To do
The listing below should be printed exactly, every line of it. Skip the pictures.

+++

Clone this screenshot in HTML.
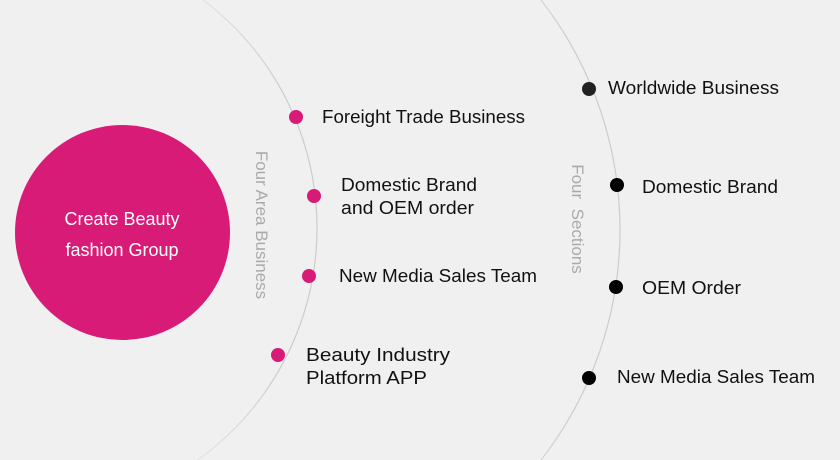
<!DOCTYPE html>
<html><head><meta charset="utf-8"><style>
html,body{margin:0;padding:0;background:#f0f0f0;width:840px;height:460px;overflow:hidden;}
svg{display:block;}
text{font-family:"Liberation Sans",sans-serif;}
</style></head><body>
<svg width="840" height="460" viewBox="0 0 840 460" xmlns="http://www.w3.org/2000/svg">
<defs>
<linearGradient id="g" x1="0" y1="0" x2="0" y2="1">
<stop offset="0" stop-color="#ccc" stop-opacity="0"/>
<stop offset="0.25" stop-color="#ccc" stop-opacity="1"/>
<stop offset="0.75" stop-color="#ccc" stop-opacity="1"/>
<stop offset="1" stop-color="#ccc" stop-opacity="0"/>
</linearGradient>
</defs>
<rect width="840" height="460" fill="#f0f0f0"/>
<circle cx="32" cy="228" r="285" fill="none" stroke="url(#g)" stroke-width="1.2"/>
<circle cx="246" cy="230" r="374" fill="none" stroke="url(#g)" stroke-width="1.2"/>
<circle cx="122.5" cy="232.5" r="107.5" fill="#d81b77"/>
<text x="122" y="225" fill="#fff" font-size="18" text-anchor="middle">Create Beauty</text>
<text x="122" y="256" fill="#fff" font-size="18" text-anchor="middle">fashion Group</text>
<text transform="translate(256,225) rotate(90)" fill="#aaa" font-size="17" text-anchor="middle">Four Area Business</text>
<text transform="translate(572,219) rotate(90)" fill="#aaa" font-size="17" text-anchor="middle" xml:space="preserve">Four  Sections</text>
<g fill="#d81b77">
<circle cx="296" cy="117" r="7"/><circle cx="314" cy="196" r="7"/>
<circle cx="309" cy="276" r="7"/><circle cx="278" cy="355" r="7"/>
</g>
<circle cx="589" cy="89" r="7" fill="#222"/>
<g fill="#000">
<circle cx="617" cy="185" r="7"/><circle cx="616" cy="287" r="7"/><circle cx="589" cy="378" r="7"/>
</g>
<g fill="#111" font-size="18" lengthAdjust="spacingAndGlyphs">
<text x="322" y="123" textLength="203" lengthAdjust="spacingAndGlyphs">Foreight Trade Business</text>
<text x="341" y="191" textLength="136" lengthAdjust="spacingAndGlyphs">Domestic Brand</text>
<text x="341" y="214" textLength="133" lengthAdjust="spacingAndGlyphs">and OEM order</text>
<text x="339" y="282" textLength="198" lengthAdjust="spacingAndGlyphs">New Media Sales Team</text>
<text x="306" y="361" textLength="144" lengthAdjust="spacingAndGlyphs">Beauty Industry</text>
<text x="306" y="384" textLength="121" lengthAdjust="spacingAndGlyphs">Platform APP</text>
<text x="608" y="94" textLength="171" lengthAdjust="spacingAndGlyphs">Worldwide Business</text>
<text x="642" y="193" textLength="136" lengthAdjust="spacingAndGlyphs">Domestic Brand</text>
<text x="642" y="294" textLength="99" lengthAdjust="spacingAndGlyphs">OEM Order</text>
<text x="617" y="383" textLength="198" lengthAdjust="spacingAndGlyphs">New Media Sales Team</text>
</g>
</svg>
</body></html>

+++

Written solution
Clone this screenshot in HTML.
<!DOCTYPE html>
<html><head><meta charset="utf-8"><style>
html,body{margin:0;padding:0;background:#f0f0f0;width:840px;height:460px;overflow:hidden;}
svg{display:block;}
text{font-family:"Liberation Sans",sans-serif;}
</style></head><body>
<svg width="840" height="460" viewBox="0 0 840 460" xmlns="http://www.w3.org/2000/svg">
<defs>
<linearGradient id="g" x1="0" y1="0" x2="0" y2="1">
<stop offset="0" stop-color="#ccc" stop-opacity="0"/>
<stop offset="0.25" stop-color="#ccc" stop-opacity="1"/>
<stop offset="0.75" stop-color="#ccc" stop-opacity="1"/>
<stop offset="1" stop-color="#ccc" stop-opacity="0"/>
</linearGradient>
</defs>
<rect width="840" height="460" fill="#f0f0f0"/>
<circle cx="32" cy="228" r="285" fill="none" stroke="url(#g)" stroke-width="1.2"/>
<circle cx="246" cy="230" r="374" fill="none" stroke="url(#g)" stroke-width="1.2"/>
<circle cx="122.5" cy="232.5" r="107.5" fill="#d81b77"/>
<text x="122" y="225" fill="#fff" font-size="18" text-anchor="middle">Create Beauty</text>
<text x="122" y="256" fill="#fff" font-size="18" text-anchor="middle">fashion Group</text>
<text transform="translate(256,225) rotate(90)" fill="#aaa" font-size="17" text-anchor="middle">Four Area Business</text>
<text transform="translate(572,219) rotate(90)" fill="#aaa" font-size="17" text-anchor="middle" xml:space="preserve">Four  Sections</text>
<g fill="#d81b77">
<circle cx="296" cy="117" r="7"/><circle cx="314" cy="196" r="7"/>
<circle cx="309" cy="276" r="7"/><circle cx="278" cy="355" r="7"/>
</g>
<circle cx="589" cy="89" r="7" fill="#222"/>
<g fill="#000">
<circle cx="617" cy="185" r="7"/><circle cx="616" cy="287" r="7"/><circle cx="589" cy="378" r="7"/>
</g>
<g fill="#111" font-size="18" lengthAdjust="spacingAndGlyphs">
<text x="322" y="123" textLength="203" lengthAdjust="spacingAndGlyphs">Foreight Trade Business</text>
<text x="341" y="191" textLength="136" lengthAdjust="spacingAndGlyphs">Domestic Brand</text>
<text x="341" y="214" textLength="133" lengthAdjust="spacingAndGlyphs">and OEM order</text>
<text x="339" y="282" textLength="198" lengthAdjust="spacingAndGlyphs">New Media Sales Team</text>
<text x="306" y="361" textLength="144" lengthAdjust="spacingAndGlyphs">Beauty Industry</text>
<text x="306" y="384" textLength="121" lengthAdjust="spacingAndGlyphs">Platform APP</text>
<text x="608" y="94" textLength="171" lengthAdjust="spacingAndGlyphs">Worldwide Business</text>
<text x="642" y="193" textLength="136" lengthAdjust="spacingAndGlyphs">Domestic Brand</text>
<text x="642" y="294" textLength="99" lengthAdjust="spacingAndGlyphs">OEM Order</text>
<text x="617" y="383" textLength="198" lengthAdjust="spacingAndGlyphs">New Media Sales Team</text>
</g>
</svg>
</body></html>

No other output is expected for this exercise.